One other common notion is that you have to automate in order to innovate. Or that you need to produce a new tool that will save a measurable number of hours.

Or that you produce an even newer (hopefully, better) tool than the one just recently deployed. That happens. There was one time I attended a tools demo, and there were several tools that were shared but they were pretty much just different implementations of the same thing.

Discard those notions. Putting those limits in your head counters the chances of you coming up with one. So for starters, open up your mind to the possibility that you can come up with something that will make things easier for yourself and others. Take a look at how things are currently being done, and question whether they can be done better. It can be something as simple as introducing a minor change in one step of the process, or finding a useful shortcut key combination.

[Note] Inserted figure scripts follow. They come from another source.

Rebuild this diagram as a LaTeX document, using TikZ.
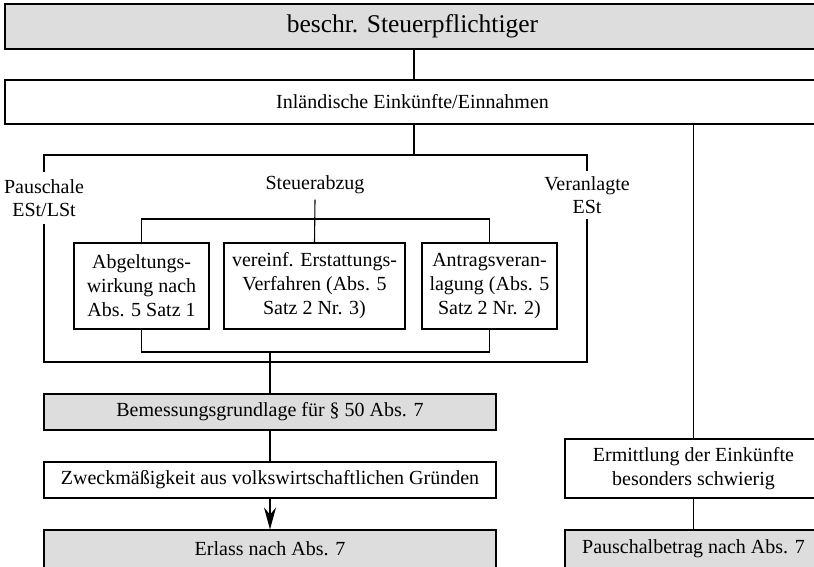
\documentclass[tikz,border=0pt]{standalone}
\usepackage{fontspec}
\setmainfont{Liberation Serif}
\usetikzlibrary{arrows.meta, positioning}

\begin{document}
\begin{tikzpicture} [x=1pt, y=-1pt, line width=1.1pt,
    box/.style = {draw, rectangle, inner sep=0pt, align=center, font=\fontsize{20}{24}\selectfont},
    grey/.style = {box, fill=gray!27},
    lbl/.style = {inner xsep=0pt, align=center, font=\fontsize{20}{23}\selectfont}]
    \useasboundingbox (0,0) rectangle (814,566);

    % oberer Teil
    \node (top) [grey, minimum width=815, minimum height=45, font=\fontsize{25.5}{28}\selectfont] at (412.5,26.5) {beschr. Steuerpflichtiger};
    \node (ein) [box, minimum width=815, minimum height=44] at (412.5,102) {Inländische Einkünfte/Einnahmen};

    \node (paus) [lbl, inner ysep=7pt] at (44,198) {Pauschale\\ESt/LSt};
    \node (veran) [lbl, inner ysep=5pt] at (587,195) {Veranlagte\\ESt};
    \node (steu) [lbl, inner ysep=5pt] at (315,185) {Steuerabzug};

    % Steuerabzug
    \node (abg) [box, minimum width=135, minimum height=86] at (141.5,286) {Abgeltungs-\\wirkung nach\\Abs. 5 Satz 1};
    \node (erst) [box, minimum width=181, minimum height=86] at (314.5,286) {vereinf. Erstattungs-\\Verfahren (Abs. 5\\Satz 2 Nr. 3)};
    \node (antr) [box, minimum width=135, minimum height=86] at (489.5,286) {Antragsveran-\\lagung (Abs. 5\\Satz 2 Nr. 2)};

    % unterer Teil
    \node (bem) [grey, minimum width=452, minimum height=36] at (270,412) {Bemessungsgrundlage für § 50 Abs. 7};
    \node (zweck) [box, minimum width=452, minimum height=36] at (270,480) {Zweckmäßigkeit aus volkswirtschaftlichen Gründen};
    \node (erl) [grey, minimum width=452, minimum height=38] at (270,549) {Erlass nach Abs. 7};
    \node (ermit) [box, minimum width=257, minimum height=59] at (693.5,468.5) {Ermittlung der Einkünfte\\besonders schwierig};
    \node (pausch) [grey, minimum width=257, minimum height=38] at (693.5,549) {Pauschalbetrag nach Abs. 7};

    \coordinate (split) at (414,155);
    \coordinate (tsplit) at (315,219);
    \coordinate (jin) at (270,352);
    \coordinate (join) at (270,362);

    \draw (top.south -| split) -- (ein.north -| split);
    \draw (ein.south -| split) -- (split);
    \draw (paus.north) |- (split) -| (veran.north);
    \draw (steu.south) -- (erst.north);
    \draw (abg.north) |- (tsplit) -| (antr.north);
    \draw (abg.south) |- (jin) -| (antr.south);
    \draw (paus.south) |- (join) -| (veran.south);
    \draw (jin) -- (bem.north);
    \draw (bem.south) -- (zweck.north);
    \draw [-{Stealth[length=22pt, width=12pt]}] (zweck.south) -- (erl.north);
    \draw (ein.south -| ermit.north) -- (ermit.north);
    \draw (ermit.south) -- (pausch.north);
\end{tikzpicture}
\end{document}
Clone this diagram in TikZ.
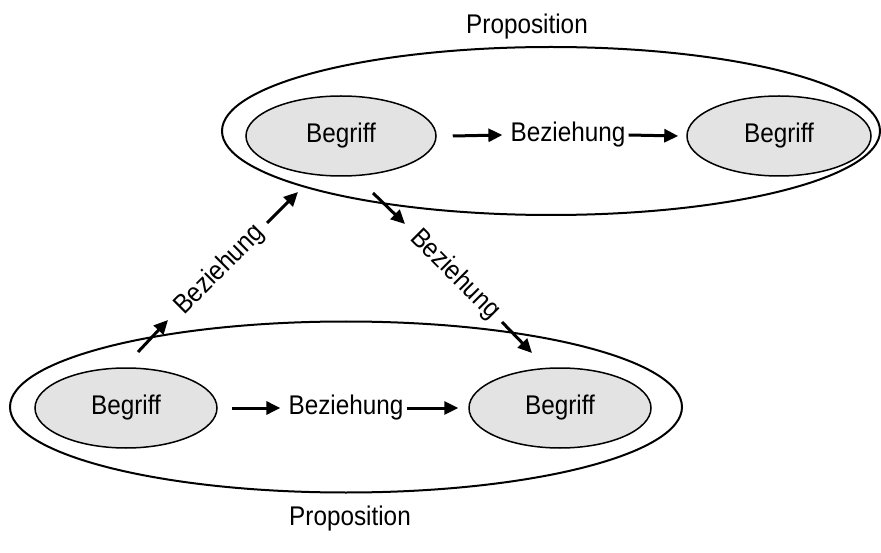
\documentclass[tikz,border=0pt]{standalone}
\usepackage{fontspec}
\setmainfont[FakeStretch=0.9]{Liberation Sans}
\usetikzlibrary{shapes.geometric,arrows.meta}
\definecolor{conceptfill}{HTML}{E3E3E3}
\tikzset{
  lbl/.style={font=\fontsize{27}{32}\selectfont, inner sep=0pt},
  concept/.style={ellipse, draw=black, line width=1.5pt, fill=conceptfill,
    minimum width=184pt, minimum height=80pt, inner sep=0pt, lbl},
  prop/.style={ellipse, draw=black, line width=2pt, inner sep=0pt},
  rel/.style={line width=3pt, -{Triangle[length=14pt,width=13pt]}},
}
\begin{document}
\begin{tikzpicture}[x=1pt,y=-1pt]
  \useasboundingbox (0,0) rectangle (881,553);

  % propositions (outer ellipses)
  \node[prop, minimum width=658pt, minimum height=168pt] (P1) at (551,131) {};
  \node[prop, minimum width=672pt, minimum height=171pt] (P2) at (346,407) {};
  \node[lbl] (P1t) at (527,27) {Proposition};
  \node[lbl] (P2t) at (350,519) {Proposition};

  % upper proposition
  \node[concept, minimum width=190pt] (B1) at (341,136) {Begriff};
  \node[concept] (B2) at (779,136) {Begriff};
  \node[lbl] (R1) at (568,135) {Beziehung};
  \draw[rel] ([xshift=16pt]B1.east) -- ([xshift=-8pt]R1.west);
  \draw[rel] ([xshift=3pt]R1.east) -- ([xshift=-8pt]B2.west);

  % lower proposition
  \node[concept, minimum width=182pt] (B3) at (126,408) {Begriff};
  \node[concept, minimum width=182pt] (B4) at (560,408) {Begriff};
  \node[lbl] (R2) at (346,408) {Beziehung};
  \draw[rel] ([xshift=14pt]B3.east) -- ([xshift=-8pt]R2.west);
  \draw[rel] ([xshift=3pt]R2.east) -- ([xshift=-10pt]B4.west);

  % relations between the propositions
  \node[lbl, rotate=45] (R3) at (220,270) {Beziehung};
  \coordinate (a1) at (138,352);
  \coordinate (a2) at (168,320);
  \coordinate (a3) at (267,223);
  \coordinate (a4) at (298,192);
  \draw[rel] (a1) -- (a2);
  \draw[rel] (a3) -- (a4);

  \node[lbl, rotate=-45] (R4) at (455,275) {Beziehung};
  \coordinate (c1) at (373,193);
  \coordinate (c2) at (405,224);
  \coordinate (c3) at (502,322);
  \coordinate (c4) at (532,353);
  \draw[rel] (c1) -- (c2);
  \draw[rel] (c3) -- (c4);
\end{tikzpicture}
\end{document}
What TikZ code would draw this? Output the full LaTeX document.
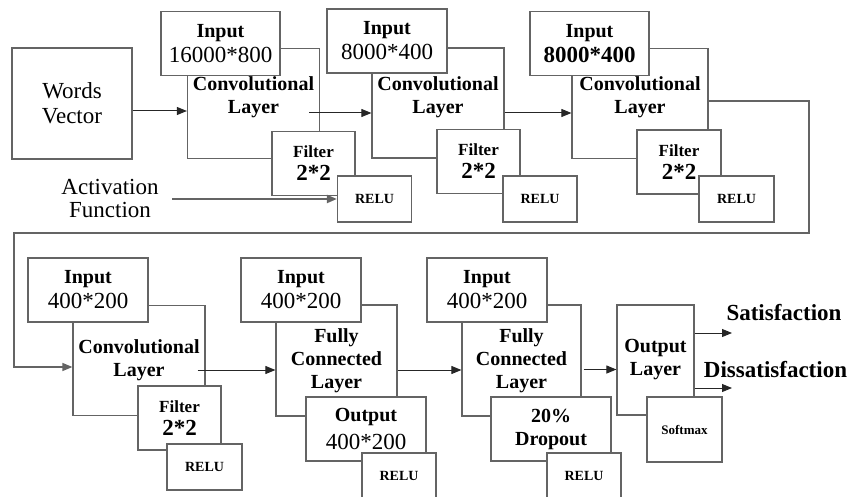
\documentclass[tikz,border=0pt]{standalone}
\usepackage{fontspec}
\setmainfont{LiberationSerif}[Extension=.ttf, UprightFont=*-Regular, BoldFont=*-Bold, ItalicFont=*-Italic, BoldItalicFont=*-BoldItalic]
\usetikzlibrary{arrows.meta, calc}
\definecolor{edgegray}{RGB}{100,100,100}
\newcommand{\insize}[1]{{\fontsize{23}{25}\selectfont\mdseries #1}}

\begin{document}
\begin{tikzpicture}[x=1pt, y=-1pt,
  box/.style = {shape=rectangle, draw=edgegray, line width=1.2pt, fill=white, inner sep=0pt, align=center},
  inbox/.style = {box, minimum width=120pt, minimum height=64pt, font=\fontsize{20}{25}\selectfont\bfseries},
  layer/.style = {box, minimum width=132pt, minimum height=110pt, font=\fontsize{20}{23}\selectfont\bfseries},
  layertext/.style = {inner sep=0pt, align=center, font=\fontsize{20}{23}\selectfont\bfseries},
  filt/.style = {box, minimum width=83pt, minimum height=64pt, font=\fontsize{17}{23}\selectfont\bfseries},
  relu/.style = {box, minimum width=74pt, minimum height=46pt, font=\fontsize{14}{16}\selectfont\bfseries},
  arr/.style = {-{Triangle[length=10pt,width=8pt]}, line width=1pt, draw=black!85}]

  \useasboundingbox (0,0) rectangle (850,497);

  % first row
  \node[box, minimum width=120pt, minimum height=111pt, font=\fontsize{23}{25}\selectfont] (wv) at (72,103.5) {Words\\Vector};
  \node[layer] (cv1) at (253.5,103.5) {};
  \node[layer] (cv2) at (438,103) {};
  \node[layer, minimum width=136pt] (cv3) at (640,103.5) {};
  \node[layertext] (cv1t) at ([yshift=6pt]cv1.center) {Convolutional\\Layer};
  \node[layertext] (cv2t) at ([yshift=6pt]cv2.center) {Convolutional\\Layer};
  \node[layertext] (cv3t) at ([yshift=6pt]cv3.center) {Convolutional\\Layer};

  \node[inbox, minimum width=119pt] (in1) at (220.5,43.5) {Input\\\insize{16000*800}};
  \node[inbox] (in2) at (387,41) {Input\\\insize{8000*400}};
  \node[inbox, minimum width=119pt] (in3) at (589.5,43.5) {Input\\{\fontsize{23}{25}\selectfont 8000*400}};

  \node[filt] (fl1) at (313.5,163.5) {Filter\\{\fontsize{23}{25}\selectfont 2*2}};
  \node[filt] (fl2) at (478.5,161.5) {Filter\\{\fontsize{23}{25}\selectfont 2*2}};
  \node[filt, minimum width=84pt] (fl3) at (679,162) {Filter\\{\fontsize{23}{25}\selectfont 2*2}};

  \node[relu] (re1) at (374.5,199) {RELU};
  \node[relu] (re2) at (540,199) {RELU};
  \node[relu, minimum width=75pt] (re3) at (736.5,199) {RELU};

  \node[inner sep=0pt, align=center, font=\fontsize{23}{23}\selectfont] (act) at (110,198) {Activation\\Function};
  \coordinate (actstart) at (172,199);

  % second row
  \node[layer] (cv4) at (139,360.5) {Convolutional\\Layer};
  \node[layer, minimum width=121pt, minimum height=111pt] (fc1) at (336.5,360.5) {Fully\\Connected\\Layer};
  \node[layer, minimum width=119pt, minimum height=111pt] (fc2) at (521.5,360.5) {Fully\\Connected\\Layer};
  \node[layer, minimum width=77pt] (ol) at (655.5,360) {Output\\Layer};

  \node[inbox] (in4) at (88,290) {Input\\\insize{400*200}};
  \node[inbox] (in5) at (301,290) {Input\\\insize{400*200}};
  \node[inbox] (in6) at (487,290) {Input\\\insize{400*200}};

  \node[filt] (fl4) at (179.5,418) {Filter\\{\fontsize{23}{25}\selectfont 2*2}};
  \node[inbox, font=\fontsize{20}{28}\selectfont\bfseries] (op5) at (366,429) {Output\\\insize{400*200}};
  \node[inbox, font=\fontsize{20}{23}\selectfont\bfseries] (dr6) at (551,429) {20\%\\Dropout};
  \node[relu, minimum width=75pt, minimum height=65pt, font=\fontsize{13}{15}\selectfont\bfseries] (sm) at (684.5,429.5) {Softmax};

  \node[relu, minimum width=75pt] (re4) at (204.5,467) {RELU};
  \node[relu] (re5) at (399,476) {RELU};
  \node[relu] (re6) at (584,476) {RELU};

  \node[inner sep=0pt, font=\fontsize{23}{25}\selectfont\bfseries] (sat) at (784,313) {Satisfaction};
  \node[inner sep=0pt, font=\fontsize{23}{25}\selectfont\bfseries] (dis) at (775.5,370) {Dissatisfaction};
  \coordinate (satend) at (732,333);
  \coordinate (disend) at (732,388);

  \coordinate (turnA) at (809,233);
  \coordinate (turnB) at (14,367);

  % connectors
  \draw[arr] ([yshift=-7.5pt]wv.east) -- ([yshift=-7.5pt]wv.east -| cv1.west);
  \draw[arr] ([xshift=-11pt,yshift=-9.5pt]cv1.east) -- ([yshift=-9.5pt]cv1.east -| cv2.west);
  \draw[arr] ([yshift=-10pt]cv2.east) -- ([yshift=-10pt]cv2.east -| cv3.west);
  \draw[arr, draw=edgegray, line width=1.4pt] ([yshift=2.5pt]cv3.east) -| (turnA) -| (turnB) -- (turnB -| cv4.west);
  \draw[arr, draw=edgegray, line width=2pt] (actstart) -- (actstart -| re1.west);
  \draw[arr] ([xshift=-8pt,yshift=-9.5pt]cv4.east) -- ([yshift=-9.5pt]cv4.east -| fc1.west);
  \draw[arr] ([yshift=-9.5pt]fc1.east) -- ([yshift=-9.5pt]fc1.east -| fc2.west);
  \draw[arr] ([xshift=2pt,yshift=-9pt]fc2.east) -- ([yshift=-9pt]fc2.east -| ol.west);
  \draw[arr] (ol.east |- satend) -- (satend);
  \draw[arr] (ol.east |- disend) -- (disend);
\end{tikzpicture}
\end{document}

Your innovation doesn’t have to be big. You can start with the little things and it could be just as valuable because little things can add up to something bigger.

It doesn’t have to make a universal impact. Start with something that helps yourself, and then maybe work your way to helping a bigger audience.

You don’t need to automate. Automation is a tool that can be used to innovate; it is not innovation itself. If coding is not your thing, you can do research. For all you know there could be an existing solution to what you’re trying to address that is already out there.

It doesn’t have to be something totally new altogether. Just take my cinnamon stix example. Also, you don’t need to come up with a new tool every time. Sometimes it could just be a matter of tapping some unused feature of the existing tool, or looking into the current process rather than the tool.